Carlo
Racconto di Pasquale Allegro. Foto di Martino Ciano
“A chi somigli di più?” gli chiede la terapeuta curiosa. “Non l’ho mai capito” risponde lui, “credo di somigliare a entrambi i miei genitori”. La fissa con i suoi occhi tristi e scuote la testa. “Non mi faccia domande su di loro, non ancora”. Lei gli sussurra tenere parole rassicuranti, di non avere paura, lei è lì.
Carlo le è stato raccomandato da un collega, un caso per lei interessante, un ragazzo adottato all’età di sei anni, che ora di anni ne ha ventuno, un giovane studente in preda a una violenta depressione nervosa. Insonne, solitario. Lamenta crisi di angoscia e svariati disturbi oppositivi che gli impediscono di relazionarsi con gli adulti. E di essere felice. La dottoressa fin dal primo appuntamento è cortese, persino amabile, gli chiede cosa lo tormenta, “Detesto parlare di me” risponde lui in un sibilo che esce appena dai denti serrati. Ma dovrà necessariamente rivelarle delle cose importanti, intime, “Non credo che lei potrà aiutarmi” esordisce però alla seconda seduta, ma è tornato, anche calata in un silenzio pesante e ostile la sua presenza è una risposta. “Mi chieda pure”, si fa poi conciliante. “Potremmo parlare dei suoi genitori” incalza lei. Immobile, lo sguardo fisso davanti a sé, lontano, “Vede dottoressa” confessa, “mia madre, la mia vera madre è morta quando avevo tre anni, e mio padre, il mio vero padre correva al mio fianco, io bambino e lui che mi tirava, fino a quando non mi ha abbandonato dicendomi Se dovessi fare tardi non avere paura, qualcuno ti aiuterà”.
La dottoressa richiude il quaderno degli appunti, per quel giorno hanno finito, ha compreso perché parla molto di suo padre e non abbastanza di sua madre, ha vissuto troppo poco con lei. Forse adesso la vede nelle notti, magari ferma sulla soglia, d’estate come d’inverno, sempre con gli stessi vestiti. Il silenzio di Carlo è intollerabile, è come abitato dal silenzio. Un giorno al ragazzo è comunque sfuggito di aver sentito suo padre confessare che non era ricco, che aveva soltanto il denaro sufficiente per non morire di fame, che era chiaro che lo avrebbe messo alla porta, “È un po’ quello che succede a me adesso” le rimprovera improvvisamente, “io cerco di dimenticare mentre lei, dottoressa, fa di tutto per abbattere i muri dell’oblio”. Si pente di averle raccontato queste cose, anche del cielo azzurro lieve e rassicurante che ricorda sopra il paese lituano in quel giorno maledetto, eppure niente vento quel giorno, la terra come placata aveva accolto quel sacrificio, si pente di averle raccontato di sentire il suo destino sgretolarsi, di camminare all’indietro e sentirsi svuotato, di chiedersi “Qualcuno che era con me, dov’è ora?”.
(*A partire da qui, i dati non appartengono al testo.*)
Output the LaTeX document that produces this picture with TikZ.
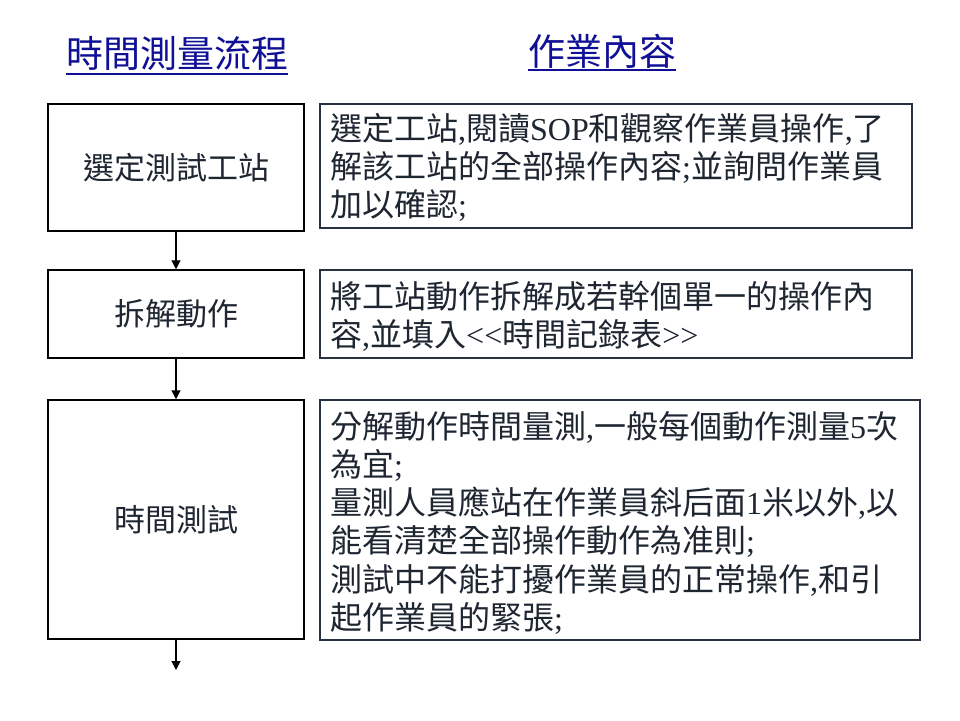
\documentclass[tikz,border=0pt]{standalone}
\usepackage{fontspec}
\setmainfont{Liberation Serif}
\newfontfamily\cjk{Noto Sans CJK TC}
\usetikzlibrary{arrows.meta}
\newcommand\zh[1]{{\cjk #1}}
\definecolor{titleblue}{RGB}{16,16,150}
\definecolor{txt}{RGB}{30,38,50}
\definecolor{rbord}{RGB}{40,50,64}
\begin{document}
\begin{tikzpicture}[x=1pt,y=-1pt,
  stepbox/.style={draw=black,line width=1.5pt,rectangle,minimum width=256pt,inner sep=0pt,
    text=txt,font={\cjk\fontsize{31}{37.5}\selectfont}},
  descbox/.style={draw=rbord,line width=1.2pt,rectangle,inner sep=0pt},
  desctext/.style={anchor=north west,inner sep=0pt,align=left,text=txt,
    font={\fontsize{32}{38.2}\selectfont}},
  titletext/.style={inner sep=0pt,text=titleblue,font={\cjk\fontsize{37}{40}\selectfont}},
  uline/.style={draw=titleblue,line width=2pt},
  arr/.style={draw=black,line width=1.2pt,-{Triangle[width=9pt,length=9pt]}}
]
\useasboundingbox[fill=white] (0,0) rectangle (960,720);

% titles
\node[titletext] (t1) at (177,53) {時間測量流程};
\node[titletext] (t2) at (602,51) {作業內容};
\draw[uline] ([yshift=-4pt]t1.south west) -- ([yshift=-4pt]t1.south east);
\draw[uline] ([yshift=-2pt]t2.south west) -- ([yshift=-2pt]t2.south east);

% left step boxes
\node[stepbox,minimum height=127pt] (l1) at (176,167.5) {選定測試工站};
\node[stepbox,minimum height=88pt] (l2) at (176,314) {拆解動作};
\node[stepbox,minimum height=239pt] (l3) at (176,519.5) {時間測試};

% right description boxes
\node[descbox,minimum width=592pt,minimum height=124pt] (r1) at (616,166) {};
\node[descbox,minimum width=592pt,minimum height=88pt] (r2) at (616,314) {};
\node[descbox,minimum width=600pt,minimum height=240pt] (r3) at (620,520) {};

\node[desctext] (d1) at (330,113) {\zh{選定工站},\zh{閱讀}SOP\zh{和觀察作業員操作},\zh{了}\\
\zh{解該工站的全部操作內容};\zh{並詢問作業員}\\
\zh{加以確認};};
\node[desctext] (d2) at (330,281) {\zh{將工站動作拆解成若幹個單一的操作內}\\
\zh{容},\zh{並填入}<\kern0pt<\zh{時間記錄表}>\kern0pt>};
\node[desctext] (d3) at (330,411) {\zh{分解動作時間量測},\zh{一般每個動作測量}5\zh{次}\\
\zh{為宜};\\
\zh{量測人員應站在作業員斜后面}1\zh{米以外},\zh{以}\\
\zh{能看清楚全部操作動作為准則};\\
\zh{測試中不能打擾作業員的正常操作},\zh{和引}\\
\zh{起作業員的緊張};};

% arrows
\coordinate (e) at (176,670);
\draw[arr] (l1) -- (l2);
\draw[arr] (l2) -- (l3);
\draw[arr] (l3) -- (e);
\end{tikzpicture}
\end{document}
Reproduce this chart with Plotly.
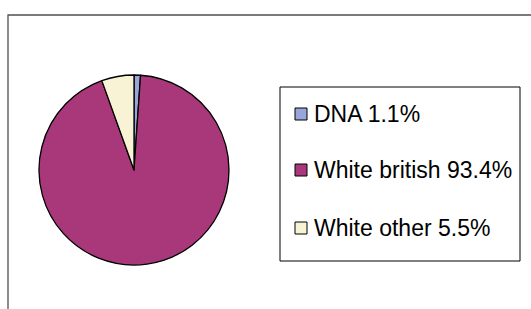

Carlo ha mille cose da tacere, si rende però conto che aspetta ancora qualcuno, ed è aspettando questo qualcuno che perde la sua innocenza. Vorrebbe raccontare alla dottoressa che è proprio allora che la porta si apre e arriva la madre, con in mano una girandola di carta, e che lui come al solito resta in piedi con un pallido sorriso, abbassa gli occhi. Il silenzio si fa insopportabile. È la terapeuta a spezzarlo, “A cosa pensi?” gli chiede, “Che cosa vuoi? Vuoi vivere?”. Si è resa conto che Carlo le sfugge, lui si aggrappa alla sua malattia, se lei gli pone domande per far leva sulla sua memoria lui non va mai fino in fondo. “Dottoressa” si espone finalmente, “dovrei forse parlarle dell’abbandono? Il punto è che avrei dovuto guardare negli occhi mia madre, aggrapparmi al braccio di mio padre”. Oppresso da quel senso di colpa, in ogni adulto che incrocia, in parco o a scuola, sono i suoi veri genitori che vede. Dove rifugiarsi, dove nascondersi da sé stessi? Per molto tempo non è stato capace di piangere. La terapeuta intuisce una certa tendenza a voler distruggere quella famiglia rinunciando a scavare nella memoria. Che cosa ci fa lui là dentro se non vuole ricordare? E allora lo rende presente, lo invita ad avvicinarsi, a chiudere gli occhi, a rinviare il tempo, lo fa con una voce profonda, melodiosa, carezzevole, la voce di qualcuno che lo sta cercando. Prima di accettare di portarsi quella voce dentro il racconto, Carlo le chiede “E lei cosa farebbe dottoressa?”. “Ti prenderei la mano” gli risponde lei, “sì la mano, nient’altro”.